The following rules explain their application in specific instances:

  1. if a ship is to discharge all its cargo at one location into a transit shed, onto a wharf or overside, entries for all the goods carried by the ship may be accepted when one cable connects the vessel to the point of discharge
  2. if the ship is to discharge at more than one location within the port entries for all goods to be discharge at that port can be accepted when the ship arrives at its first point of discharge. The Grade 7s discretion is necessary to avoid improper use such as securing at a buoy in mid channel and throwing one sack into a rowing boat.
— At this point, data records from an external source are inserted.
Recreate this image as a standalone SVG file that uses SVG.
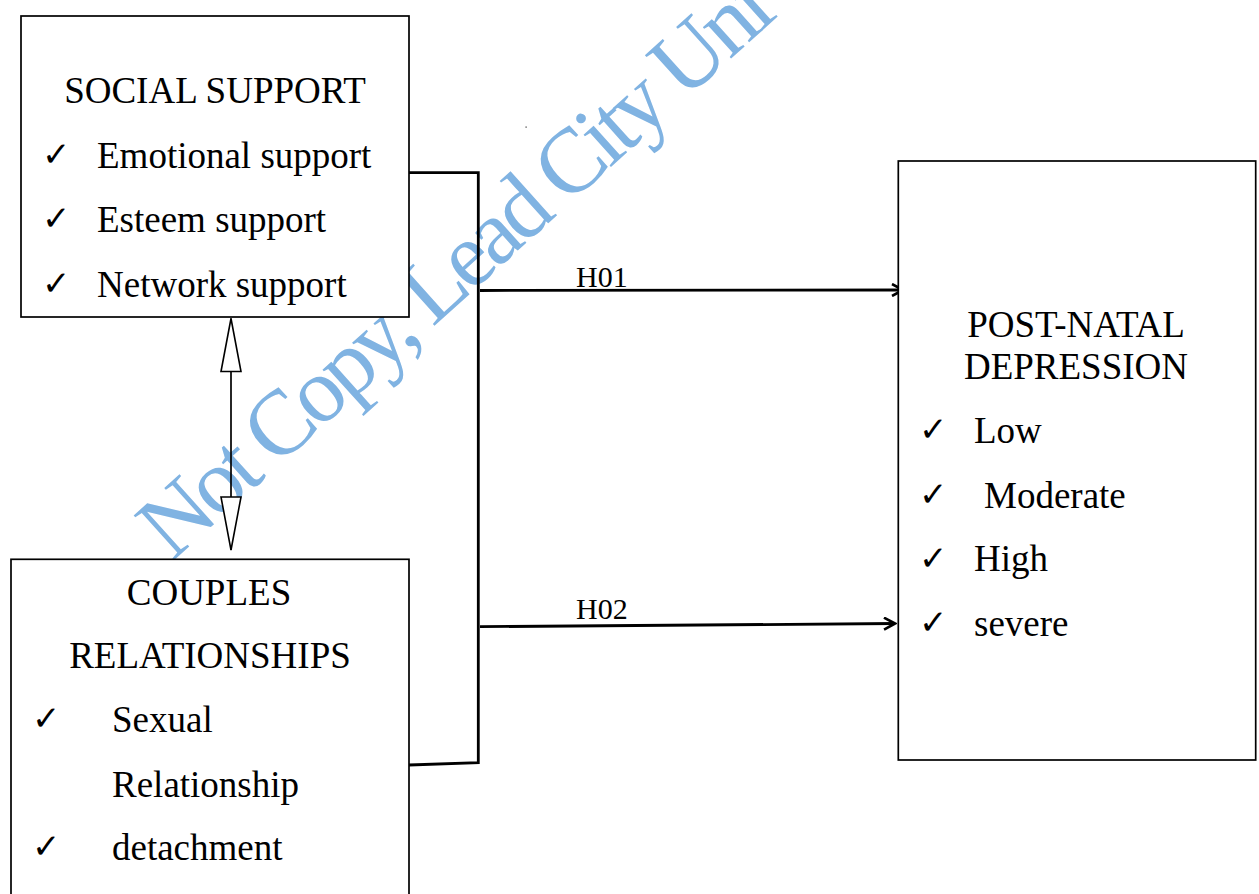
<svg xmlns="http://www.w3.org/2000/svg" width="1259" height="894" viewBox="0 0 1259 894">
  <defs>
    <style>
      .box{fill:#ffffff;stroke:#000000;stroke-width:1.7}
      .t{font-family:"Liberation Serif","Times New Roman",serif;font-size:37px;fill:#000000}
      .ttl{text-anchor:middle}
      .ck{font-family:"DejaVu Sans",sans-serif;font-size:34px;font-weight:bold;fill:#000000}
      .lbl{font-family:"Liberation Serif","Times New Roman",serif;font-size:30px;fill:#000000}
      .conn{stroke:#000000;stroke-width:2.8;fill:none}
      .thin{stroke:#000000;stroke-width:1.7;fill:none}
      .wm{font-family:"Liberation Serif","Times New Roman",serif;font-size:92px;letter-spacing:-5px;fill:#80b3e2}
    </style>
    <marker id="open" viewBox="0 0 14 14" refX="12" refY="7" markerWidth="14" markerHeight="14" markerUnits="userSpaceOnUse" orient="auto">
      <path d="M1,1 L12,7 L1,13" fill="none" stroke="#000000" stroke-width="2.6"/>
    </marker>
    <marker id="tri" viewBox="0 0 56 24" refX="54" refY="12" markerWidth="56" markerHeight="24" markerUnits="userSpaceOnUse" orient="auto-start-reverse">
      <path d="M1,2 L54,12 L1,22 Z" fill="#ffffff" stroke="#000000" stroke-width="1.6"/>
    </marker>
  </defs>

  <g id="watermark">
    <text class="wm" x="172" y="562" transform="rotate(-42 172 562)">Not Copy, Lead City Uni</text>
    <rect x="525.5" y="126.5" width="1.2" height="1.2" fill="#333333"/>
  </g>

  <g id="connectors">
    <path class="conn" d="M409,172.7 L478.3,172.7 L478.3,762.7 L409,765"/>
    <line class="conn" x1="480" y1="290.5" x2="903" y2="290" marker-end="url(#open)"/>
    <line class="conn" x1="480" y1="626.7" x2="895" y2="623.5" marker-end="url(#open)"/>
    <line class="thin" x1="231" y1="318.5" x2="231" y2="550" marker-start="url(#tri)" marker-end="url(#tri)"/>
    <text class="lbl" x="576" y="287.3">H01</text>
    <text class="lbl" x="576" y="619.3">H02</text>
  </g>

  <g id="social-support">
    <rect class="box" x="21" y="16" width="388" height="301"/>
    <text class="t ttl" x="215" y="103">SOCIAL SUPPORT</text>
    <text class="ck" x="42" y="166">✓</text>
    <text class="t" x="97" y="168.3">Emotional support</text>
    <text class="ck" x="42" y="230">✓</text>
    <text class="t" x="97" y="231.7">Esteem support</text>
    <text class="ck" x="42" y="295">✓</text>
    <text class="t" x="97" y="296.7">Network support</text>
  </g>

  <g id="couples-relationships">
    <rect class="box" x="11" y="559.3" width="398" height="345"/>
    <text class="t ttl" x="209" y="605">COUPLES</text>
    <text class="t ttl" x="210" y="668.3">RELATIONSHIPS</text>
    <text class="ck" x="32" y="730">✓</text>
    <text class="t" x="112" y="731.7">Sexual</text>
    <text class="t" x="112" y="796.7">Relationship</text>
    <text class="ck" x="32" y="858">✓</text>
    <text class="t" x="112" y="860">detachment</text>
  </g>

  <g id="post-natal-depression">
    <rect class="box" x="898.3" y="161" width="357.4" height="599"/>
    <text class="t ttl" x="1076" y="336.5">POST-NATAL</text>
    <text class="t ttl" x="1076" y="379">DEPRESSION</text>
    <text class="ck" x="919" y="441">✓</text>
    <text class="t" x="974" y="442.6">Low</text>
    <text class="ck" x="919" y="506">✓</text>
    <text class="t" x="984" y="507.8">Moderate</text>
    <text class="ck" x="919" y="570">✓</text>
    <text class="t" x="974" y="571">High</text>
    <text class="ck" x="919" y="634">✓</text>
    <text class="t" x="974" y="635.6">severe</text>
  </g>
</svg>
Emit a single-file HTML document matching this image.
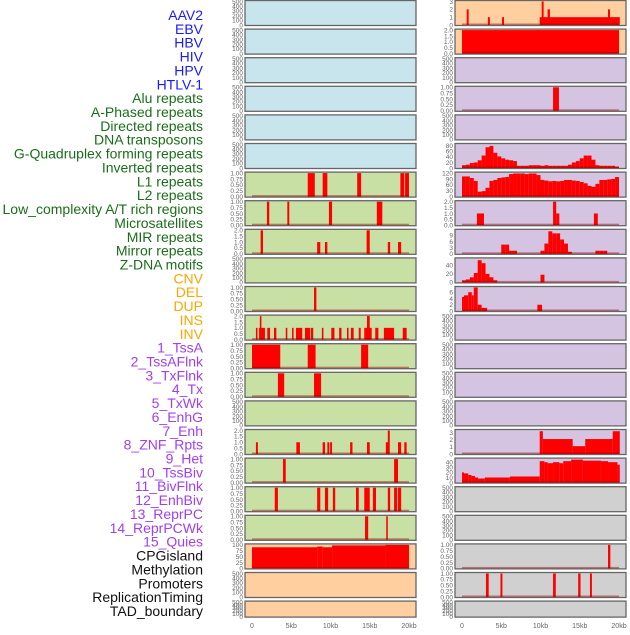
<!DOCTYPE html>
<html><head><meta charset="utf-8">
<style>
body{margin:0;background:#fff;width:630px;height:630px;overflow:hidden;font-family:"Liberation Sans",sans-serif}
svg text{font-family:"Liberation Sans",sans-serif}
</style></head>
<body>
<svg id="chart" width="630" height="630" xmlns="http://www.w3.org/2000/svg"></svg>
<script>
const labels=["AAV2","EBV","HBV","HIV","HPV","HTLV-1","Alu repeats","A-Phased repeats","Directed repeats","DNA transposons","G-Quadruplex forming repeats","Inverted repeats","L1 repeats","L2 repeats","Low_complexity A/T rich regions","Microsatellites","MIR repeats","Mirror repeats","Z-DNA motifs","CNV","DEL","DUP","INS","INV","1_TssA","2_TssAFlnk","3_TxFlnk","4_Tx","5_TxWk","6_EnhG","7_Enh","8_ZNF_Rpts","9_Het","10_TssBiv","11_BivFlnk","12_EnhBiv","13_ReprPC","14_ReprPCWk","15_Quies","CPGisland","Methylation","Promoters","ReplicationTiming","TAD_boundary"];
const labelColors=["#1a1aff","#1a1aff","#1a1aff","#1a1aff","#1a1aff","#1a1aff","#1a6e1a","#1a6e1a","#1a6e1a","#1a6e1a","#1a6e1a","#1a6e1a","#1a6e1a","#1a6e1a","#1a6e1a","#1a6e1a","#1a6e1a","#1a6e1a","#1a6e1a","#ffa500","#ffa500","#ffa500","#ffa500","#ffa500","#a040f0","#a040f0","#a040f0","#a040f0","#a040f0","#a040f0","#a040f0","#a040f0","#a040f0","#a040f0","#a040f0","#a040f0","#a040f0","#a040f0","#a040f0","#111","#111","#111","#111","#111"];
const xTicks=[0,5,10,15,20];
const xTickLabels=["0","5kb","10kb","15kb","20kb"];
const emptyTicks=[0,100,200,300,400,500];
const t1=[0,0.25,0.5,0.75,1.0], t1L=["0.00","0.25","0.50","0.75","1.00"];
const t2=[0,0.5,1,1.5,2], t2L=["0.0","0.5","1.0","1.5","2.0"];
// segments: [startKb, endKb, value]
const L6=[[7.1,8.0,1],[9.0,9.6,1],[13.4,13.9,1],[18.9,19.4,1],[19.5,20.0,1]];
const L7=[[1.9,2.2,1],[4.5,4.75,1],[9.8,10.2,1],[15.9,16.6,1]];
const L8=[[1.1,1.4,2],[8.3,8.7,1],[9.3,9.6,1],[14.6,15.0,2],[17.3,17.6,1],[18.6,19.0,1]];
const L10=[[7.9,8.2,1]];
const L11=[[0.5,0.7,1],[0.9,1.65,1],[1.0,1.2,2],[1.95,2.3,1],[2.8,3.1,1],[4.3,4.5,1],[5.1,5.3,1],[5.6,6.4,1],[6.75,7.4,1],[7.5,7.8,1],[8.9,9.1,1],[10.1,10.5,1],[11.1,11.4,1],[12.1,12.3,1],[12.6,12.95,1],[13.6,13.85,1],[14.3,15.25,1],[14.65,15.0,2],[15.7,16.1,1],[16.8,18.1,1],[19.2,19.7,1]];
const L12=[[0,3.6,1],[7.1,8.1,1],[13.9,14.8,1]];
const L13=[[3.3,4.1,1],[7.9,8.8,1]];
const L15=[[0.5,0.75,1],[5.65,6.1,1],[9.0,9.3,1],[9.6,9.85,1],[9.95,10.2,1],[12.5,12.8,1],[14.65,15.0,1],[17.05,17.4,1],[17.3,17.55,2],[18.6,19.0,1],[19.4,19.7,1]];
const L16=[[3.95,4.3,1],[18.1,18.6,1]];
const L17=[[2.9,3.3,1],[8.3,8.7,1],[9.3,9.7,1],[10.3,10.6,1],[13.25,13.6,1],[14.3,15.0,1],[15.4,15.8,1],[17.3,17.6,1],[18.1,18.5,1],[18.6,19.0,1]];
const L18=[[14.4,14.8,1],[17.1,17.3,1]];
const L19=[[0,8.3,90],[8.3,9.0,93],[9.0,10.2,90],[10.2,17.0,98],[17.0,20.0,100]];
const R0=[[0.6,0.85,2],[3.3,3.55,1],[5.1,5.35,1],[9.9,20.1,1],[10.15,10.4,3],[10.9,11.2,2],[18.6,18.85,2]];
const R1=[[0,20,2]];
const R3=[[11.6,12.35,1]];
const R5vals=[10,12,18,20,28,45,75,80,55,42,35,30,28,25,8,8,8,10,10,10,8,10,8,8,8,8,8,12,20,25,35,45,45,30,10,8,8,8,8,5];
const R6vals=[103,103,95,80,25,28,45,80,85,95,98,100,115,118,118,118,115,118,118,110,85,82,78,80,78,80,85,85,82,80,75,68,55,50,65,85,85,88,90,100];
const R7=[[1.9,2.8,1],[11.6,12.0,2],[12.0,12.4,1],[16.8,17.3,1]];
const R8vals=[0,0,0,0,0,0,0,0,0,0,4.5,4.5,1.5,1.5,0,0,0,0,0,0,1.5,5,11,10,10,7,5,1,0,0,0,0,0,0,1.5,1.5,1.5,0,0,0];
const R9vals=[5,7,12,22,52,45,20,12,5,0,0,0,0,0,0,0,0,0,0,0,18,0,0,0,0,0,0,0,0,0,0,0,0,0,0,0,0,0,0,0];
const R10=[[0,0.25,4.5],[0.25,0.8,5],[0.8,1.25,6],[1.25,1.5,5],[1.5,2.0,7.5],[2.0,2.5,2],[2.5,3.2,1],[9.6,10.2,2]];
const R15=[[9.9,10.3,3.2],[10.3,14.1,2.1],[14.1,15.7,1.1],[15.7,19.2,2.1],[19.2,20.1,3.2]];
const R16=[[0,0.25,20],[0.25,0.8,18],[0.8,1.2,15],[1.2,1.65,13],[1.65,2.05,10],[2.05,2.9,8],[2.9,6.1,10],[6.1,9.9,12],[9.9,10.5,42],[10.5,10.9,40],[10.9,11.6,38],[11.6,12.4,40],[12.4,12.9,38],[12.9,13.9,42],[13.9,15.4,45],[15.4,17.7,43],[17.7,18.6,42],[18.6,19.8,40],[19.8,20.1,35]];
const R19=[[18.6,18.9,1]];
const R20=[[3.05,3.4,1],[4.9,5.15,1],[11.6,11.95,1],[14.8,15.1,1],[16.3,16.55,1]];

const BLUE="#c8e4ec",GREEN="#c8e0a4",ORANGE="#ffcfa0",PURPLE="#d4c4e2",GRAY="#d0d0d0";
function bins(v){return v.map((y,i)=>[i*0.5,(i+1)*0.5,y]);}
const panels=[
 [0,0,BLUE,null],[0,1,BLUE,null],[0,2,BLUE,null],[0,3,BLUE,null],[0,4,BLUE,null],[0,5,BLUE,null],
 [0,6,GREEN,L6,1,t1,t1L],[0,7,GREEN,L7,1,t1,t1L],[0,8,GREEN,L8,2,t2,t2L],[0,9,GREEN,null],
 [0,10,GREEN,L10,1,t1,t1L],[0,11,GREEN,L11,2,t2,t2L],[0,12,GREEN,L12,1,t1,t1L],[0,13,GREEN,L13,1,t1,t1L],
 [0,14,GREEN,null],[0,15,GREEN,L15,2,t2,t2L],[0,16,GREEN,L16,1,t1,t1L],[0,17,GREEN,L17,1,t1,t1L],
 [0,18,GREEN,L18,1,t1,t1L],[0,19,ORANGE,L19,100,[0,25,50,75,100],["0","25","50","75","100"]],[0,20,ORANGE,null],[0,21,ORANGE,null],
 [1,0,ORANGE,R0,3,[0,1,2,3],["0","1","2","3"]],[1,1,ORANGE,R1,2,[0,0.5,1,1.5,2],["0.0","0.5","1.0","1.5","2.0"]],
 [1,2,PURPLE,null],[1,3,PURPLE,R3,1,t1,t1L],[1,4,PURPLE,null],
 [1,5,PURPLE,bins(R5vals),85,[0,20,40,60,80],["0","20","40","60","80"]],
 [1,6,PURPLE,bins(R6vals),120,[0,30,60,90,120],["0","30","60","90","120"]],
 [1,7,PURPLE,R7,2,t2,t2L],
 [1,8,PURPLE,bins(R8vals),11.5,[0,3,6,9],["0","3","6","9"]],
 [1,9,PURPLE,bins(R9vals),55,[0,20,40],["0","20","40"]],
 [1,10,PURPLE,R10,7.5,[0,2,4,6],["0","2","4","6"]],
 [1,11,PURPLE,null],[1,12,PURPLE,null],[1,13,PURPLE,null],[1,14,PURPLE,null],
 [1,15,PURPLE,R15,3.3,[0,1,2,3],["0","1","2","3"]],
 [1,16,PURPLE,R16,46,[0,10,20,30,40],["0","10","20","30","40"]],
 [1,17,GRAY,null],[1,18,GRAY,null],[1,19,GRAY,R19,1,t1,t1L],[1,20,GRAY,R20,1,t1,t1L],[1,21,GRAY,null]
];
const svg=document.getElementById('chart');
const NS="http://www.w3.org/2000/svg";
function mk(tag,attrs,parent){const e=document.createElementNS(NS,tag);for(const k in attrs)e.setAttribute(k,attrs[k]);(parent||svg).appendChild(e);return e;}
// labels
labels.forEach((t,i)=>{
 const e=mk('text',{x:203,y:15+i*13.86+5,'text-anchor':'end','font-size':14,fill:labelColors[i]});
 e.textContent=t;
 
 
});
const colX=[245,455];
const PW=171;
function xs(col,kb){return colX[col]+7+kb*7.85;}
panels.forEach(p=>{
 const [col,row,bg,data,ymax,ticks,tickL]=p;
 const top=row*28.6+0.5, h=row===21?16:25;
 const g=mk('g',{});
 
 
 const r=mk('rect',{x:colX[col],y:top,width:PW,height:h,fill:bg,stroke:'#666','stroke-width':1.3},g);
 
 
 const y0=top+h-0.5, ph=h-1.5;
 const tv=ticks||emptyTicks, tl=tickL||emptyTicks.map(String), ym=ymax||500;
 tv.forEach((v,i)=>{
  const ty=y0-v/ym*ph;
  const t=mk('text',{x:colX[col]-2,y:ty+2.3,'text-anchor':'end','font-size':6.5,fill:'#666'},g);
  t.textContent=tl[i];
  
  
 });
 if(data){
  data.forEach(s=>{
   if(s[2]<=0)return;
   const x1=xs(col,s[0]),x2=xs(col,s[1]);
   const hh=Math.min(s[2],ym)/ym*ph;
   const b=mk('rect',{x:x1,y:y0-hh,width:Math.max(x2-x1,1.5),height:hh,fill:'#ff0000'},g);
   
   
  });
  const bl=mk('rect',{x:xs(col,0),y:y0-1.5,width:20*7.85,height:1.5,fill:'rgba(150,0,0,0.45)'},g);
  
  
 }
});
[0,1].forEach(col=>{
 xTicks.forEach((v,i)=>{
  const t=mk('text',{x:xs(col,v),y:628,'text-anchor':'middle','font-size':7,fill:'#666'});
  t.textContent=xTickLabels[i];
  
  
 });
});
</script>
</body></html>
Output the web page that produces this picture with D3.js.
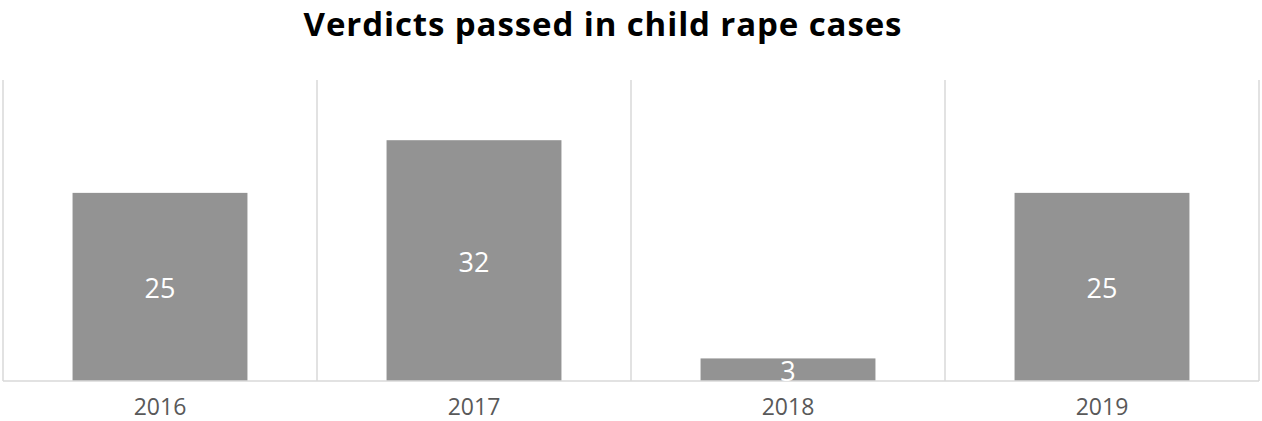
<!DOCTYPE html>
<html><head><meta charset="utf-8">
<script src="https://cdn.jsdelivr.net/npm/d3@7"></script>
<style>body{margin:0;background:#fff}svg{display:block}</style>
</head><body>
<svg id="c" width="1262" height="421"></svg>
<script>
const categories = ["2016", "2017", "2018", "2019"];
const values = [25, 32, 3, 25];
const yDomainMax = 40;
const title = "Verdicts passed in child rape cases";

(function () {
const svg = d3.select("#c");
const mLeft = 3, mRight = 1259, mTop = 80, mBottom = 381;
const x = d3.scaleBand().domain(categories).range([mLeft, mRight]).paddingInner(0.443).paddingOuter(0.2215);
const y = d3.scaleLinear().domain([0, yDomainMax]).range([mBottom, mTop]);

const step = x.step();
const seps = d3.range(categories.length + 1).map(i => mLeft + i * step);
svg.selectAll("line.sep").data(seps).enter().append("line")
  .attr("x1", d => d).attr("x2", d => d).attr("y1", mTop).attr("y2", mBottom)
  .attr("stroke", "#d9d9d9").attr("stroke-width", 1.5);

svg.selectAll("rect.bar").data(values).enter().append("rect")
  .attr("x", (d, i) => x(categories[i])).attr("width", x.bandwidth())
  .attr("y", d => y(d)).attr("height", d => y(0) - y(d))
  .attr("fill", "#939393");

svg.append("line").attr("x1", mLeft).attr("x2", mRight).attr("y1", mBottom).attr("y2", mBottom)
  .attr("stroke", "#d9d9d9").attr("stroke-width", 1.5);

svg.selectAll("text.val").data(values).enter().append("text")
  .attr("x", (d, i) => x(categories[i]) + x.bandwidth() / 2)
  .attr("y", d => (y(d) + y(0)) / 2 + 2)
  .attr("dy", "0.35em").attr("text-anchor", "middle")
  .attr("fill", "#fff").attr("font-family", "'Open Sans', sans-serif").attr("font-size", 27)
  .text(d => d);

const xAxis = d3.axisBottom(x).tickSize(0).tickPadding(18);
const ax = svg.append("g").attr("transform", `translate(0,${mBottom})`).call(xAxis);
ax.select(".domain").remove();
ax.selectAll("text").attr("fill", "#595959").attr("font-family", "'Open Sans', sans-serif").attr("font-size", 23);

svg.append("text").attr("x", 603).attr("y", 36).attr("text-anchor", "middle")
  .attr("font-family", "'Open Sans', sans-serif").attr("font-weight", "bold").attr("font-size", 33)
  .attr("letter-spacing", "0.9px")
  .attr("fill", "#000").text(title);
})();
</script>
</body></html>
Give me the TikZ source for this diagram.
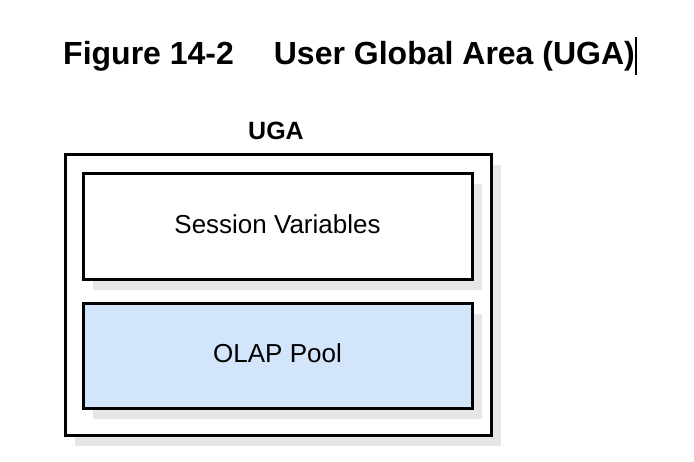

Discharge must be genuine in order to conform to the legislation
  3. entries may be accepted in an Inland Clearance Depot (ICD) when the ship arrives at its first port of discharge in the port of unloading of the goods concerned. Ports will be designated as places of unloading for goods that are to carry-on to an ICD. Physical examination will normally be at the ICD, though it could be at the initial port of discharge if the Grade 7 so rules for preventative or other reasons
  4. for goods that are to be carried coastwise in another vessel, a vehicle or by rail etc entry in the first port would be permitted under a. and b. above, entry into the second port under c. (as if the second port were an ICD). Examination normally takes place at the second port, though the liability for examination at the first port would still exist
  5. for goods carried coastwise in the importing ship no entry for on-carried goods would be permitted until the ship arrived at the second or subsequent port. The intention to discharge must exist if we are to maintain that a real and effective examination will be possible
  6. lighter aboard ship (LASH) barges are to be considered as imported and entries for their contents accepted, when the carrying ship reaches its point of discharge, and
  7. if a ship is unable to berth immediately at its intended point of discharge it may tie up in a waiting berth. As long as this berth has reasonable access from dry land, arrival at the berth may be accepted for entry purposes for all cargo intended to be discharges in that port. A buoy is not an acceptable waiting berth.

Note: In this paragraph the term ‘entry’ refers to any document which when accepted determines the rate of duty etc which is to be applied to the goods.